>> BEGIN MATERIAL PROVIDED
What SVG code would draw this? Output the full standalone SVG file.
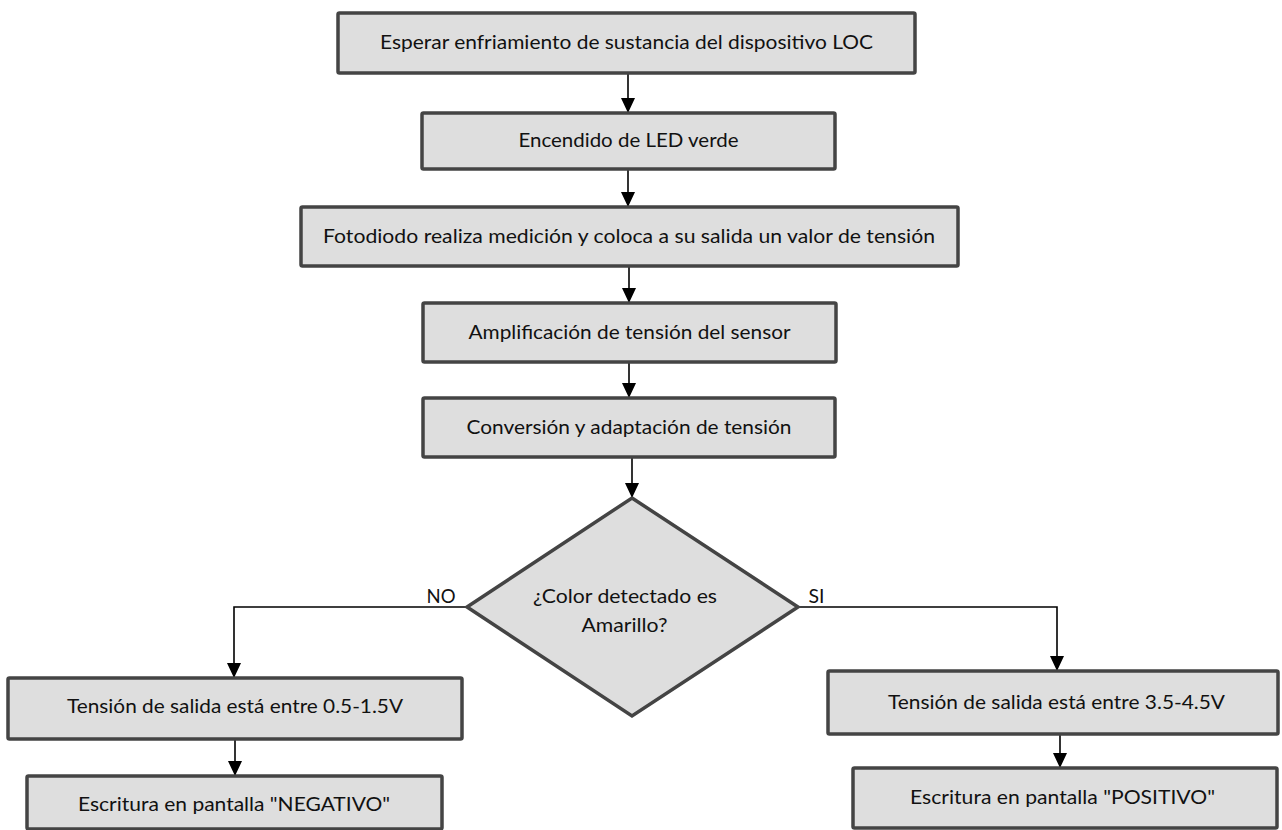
<svg xmlns="http://www.w3.org/2000/svg" width="1282" height="830" viewBox="0 0 1282 830">
<style>
.box{fill:#dedede;stroke:#444;stroke-width:3.5}
.t{font-family:Lato,"Liberation Sans",sans-serif;font-size:20px;fill:#111;text-anchor:middle}
.c{fill:none;stroke:#000;stroke-width:1.6}
</style>
<defs>
<marker id="ah" markerUnits="userSpaceOnUse" markerWidth="14" markerHeight="16" viewBox="0 0 14 16" refX="7" refY="15" orient="auto-start-reverse">
<path d="M0,0 L14,0 L7,15 Z" fill="#000" transform="rotate(0)"/>
</marker>
<marker id="av" markerUnits="userSpaceOnUse" markerWidth="14" markerHeight="16" viewBox="0 0 14 16" refX="7" refY="15" orient="0">
<path d="M0,0 L14,0 L7,15 Z" fill="#000"/>
</marker>
</defs>
<rect width="1282" height="830" fill="#fff"/>
<g id="connectors">
<path class="c" d="M628,73 V113" marker-end="url(#av)"/>
<path class="c" d="M628,169 V207" marker-end="url(#av)"/>
<path class="c" d="M629,266 V303" marker-end="url(#av)"/>
<path class="c" d="M629,362 V398" marker-end="url(#av)"/>
<path class="c" d="M632,457 V498" marker-end="url(#av)"/>
<path class="c" d="M467,607 H234 V678" marker-end="url(#av)"/>
<path class="c" d="M798,607 H1057 V671" marker-end="url(#av)"/>
<path class="c" d="M235,739 V776" marker-end="url(#av)"/>
<path class="c" d="M1060,734 V768" marker-end="url(#av)"/>
<text class="t" x="441" y="603" textLength="29" lengthAdjust="spacingAndGlyphs">NO</text>
<text class="t" x="816.5" y="603" textLength="16" lengthAdjust="spacingAndGlyphs">SI</text>
</g>
<g id="n1"><rect class="box" x="338" y="13" width="577" height="60" rx="1.5"/><text class="t" x="626.5" y="48.5" textLength="493" lengthAdjust="spacingAndGlyphs">Esperar enfriamiento de sustancia del dispositivo LOC</text></g>
<g id="n2"><rect class="box" x="422" y="113" width="413" height="56" rx="1.5"/><text class="t" x="628.5" y="146.5" textLength="220" lengthAdjust="spacingAndGlyphs">Encendido de LED verde</text></g>
<g id="n3"><rect class="box" x="301" y="207" width="657" height="59" rx="1.5"/><text class="t" x="629" y="243" textLength="612" lengthAdjust="spacingAndGlyphs">Fotodiodo realiza medición y coloca a su salida un valor de tensión</text></g>
<g id="n4"><rect class="box" x="423" y="303" width="413" height="59" rx="1.5"/><text class="t" x="629.5" y="339" textLength="322" lengthAdjust="spacingAndGlyphs">Amplificación de tensión del sensor</text></g>
<g id="n5"><rect class="box" x="423" y="398" width="412" height="59" rx="1.5"/><text class="t" x="629" y="434" textLength="325" lengthAdjust="spacingAndGlyphs">Conversión y adaptación de tensión</text></g>
<g id="n6"><polygon class="box" points="632,498 798,607 632,716 467,607" stroke-width="4"/><text class="t" x="625" y="603" textLength="184" lengthAdjust="spacingAndGlyphs">¿Color detectado es</text><text class="t" x="624.5" y="632" textLength="86" lengthAdjust="spacingAndGlyphs">Amarillo?</text></g>
<g id="n7"><rect class="box" x="8" y="678" width="454" height="61" rx="1.5"/><text class="t" x="235" y="713" textLength="336" lengthAdjust="spacingAndGlyphs">Tensión de salida está entre 0.5-1.5V</text></g>
<g id="n8"><rect class="box" x="27" y="776" width="415" height="53" rx="1.5"/><text class="t" x="234" y="811" textLength="312" lengthAdjust="spacingAndGlyphs">Escritura en pantalla "NEGATIVO"</text></g>
<g id="n9"><rect class="box" x="828" y="671" width="450" height="63" rx="1.5"/><text class="t" x="1056.5" y="709" textLength="337" lengthAdjust="spacingAndGlyphs">Tensión de salida está entre 3.5-4.5V</text></g>
<g id="n10"><rect class="box" x="853" y="768" width="424" height="60" rx="1.5"/><text class="t" x="1062.5" y="804" textLength="305" lengthAdjust="spacingAndGlyphs">Escritura en pantalla "POSITIVO"</text></g>
</svg>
>> END MATERIAL PROVIDED
▸ TASK
The material above holds pictures; copy everything else in it exactly.

▸ TASK SOLUTION
What SVG code would draw this? Output the full standalone SVG file.
<svg xmlns="http://www.w3.org/2000/svg" width="1282" height="830" viewBox="0 0 1282 830">
<style>
.box{fill:#dedede;stroke:#444;stroke-width:3.5}
.t{font-family:Lato,"Liberation Sans",sans-serif;font-size:20px;fill:#111;text-anchor:middle}
.c{fill:none;stroke:#000;stroke-width:1.6}
</style>
<defs>
<marker id="ah" markerUnits="userSpaceOnUse" markerWidth="14" markerHeight="16" viewBox="0 0 14 16" refX="7" refY="15" orient="auto-start-reverse">
<path d="M0,0 L14,0 L7,15 Z" fill="#000" transform="rotate(0)"/>
</marker>
<marker id="av" markerUnits="userSpaceOnUse" markerWidth="14" markerHeight="16" viewBox="0 0 14 16" refX="7" refY="15" orient="0">
<path d="M0,0 L14,0 L7,15 Z" fill="#000"/>
</marker>
</defs>
<rect width="1282" height="830" fill="#fff"/>
<g id="connectors">
<path class="c" d="M628,73 V113" marker-end="url(#av)"/>
<path class="c" d="M628,169 V207" marker-end="url(#av)"/>
<path class="c" d="M629,266 V303" marker-end="url(#av)"/>
<path class="c" d="M629,362 V398" marker-end="url(#av)"/>
<path class="c" d="M632,457 V498" marker-end="url(#av)"/>
<path class="c" d="M467,607 H234 V678" marker-end="url(#av)"/>
<path class="c" d="M798,607 H1057 V671" marker-end="url(#av)"/>
<path class="c" d="M235,739 V776" marker-end="url(#av)"/>
<path class="c" d="M1060,734 V768" marker-end="url(#av)"/>
<text class="t" x="441" y="603" textLength="29" lengthAdjust="spacingAndGlyphs">NO</text>
<text class="t" x="816.5" y="603" textLength="16" lengthAdjust="spacingAndGlyphs">SI</text>
</g>
<g id="n1"><rect class="box" x="338" y="13" width="577" height="60" rx="1.5"/><text class="t" x="626.5" y="48.5" textLength="493" lengthAdjust="spacingAndGlyphs">Esperar enfriamiento de sustancia del dispositivo LOC</text></g>
<g id="n2"><rect class="box" x="422" y="113" width="413" height="56" rx="1.5"/><text class="t" x="628.5" y="146.5" textLength="220" lengthAdjust="spacingAndGlyphs">Encendido de LED verde</text></g>
<g id="n3"><rect class="box" x="301" y="207" width="657" height="59" rx="1.5"/><text class="t" x="629" y="243" textLength="612" lengthAdjust="spacingAndGlyphs">Fotodiodo realiza medición y coloca a su salida un valor de tensión</text></g>
<g id="n4"><rect class="box" x="423" y="303" width="413" height="59" rx="1.5"/><text class="t" x="629.5" y="339" textLength="322" lengthAdjust="spacingAndGlyphs">Amplificación de tensión del sensor</text></g>
<g id="n5"><rect class="box" x="423" y="398" width="412" height="59" rx="1.5"/><text class="t" x="629" y="434" textLength="325" lengthAdjust="spacingAndGlyphs">Conversión y adaptación de tensión</text></g>
<g id="n6"><polygon class="box" points="632,498 798,607 632,716 467,607" stroke-width="4"/><text class="t" x="625" y="603" textLength="184" lengthAdjust="spacingAndGlyphs">¿Color detectado es</text><text class="t" x="624.5" y="632" textLength="86" lengthAdjust="spacingAndGlyphs">Amarillo?</text></g>
<g id="n7"><rect class="box" x="8" y="678" width="454" height="61" rx="1.5"/><text class="t" x="235" y="713" textLength="336" lengthAdjust="spacingAndGlyphs">Tensión de salida está entre 0.5-1.5V</text></g>
<g id="n8"><rect class="box" x="27" y="776" width="415" height="53" rx="1.5"/><text class="t" x="234" y="811" textLength="312" lengthAdjust="spacingAndGlyphs">Escritura en pantalla "NEGATIVO"</text></g>
<g id="n9"><rect class="box" x="828" y="671" width="450" height="63" rx="1.5"/><text class="t" x="1056.5" y="709" textLength="337" lengthAdjust="spacingAndGlyphs">Tensión de salida está entre 3.5-4.5V</text></g>
<g id="n10"><rect class="box" x="853" y="768" width="424" height="60" rx="1.5"/><text class="t" x="1062.5" y="804" textLength="305" lengthAdjust="spacingAndGlyphs">Escritura en pantalla "POSITIVO"</text></g>
</svg>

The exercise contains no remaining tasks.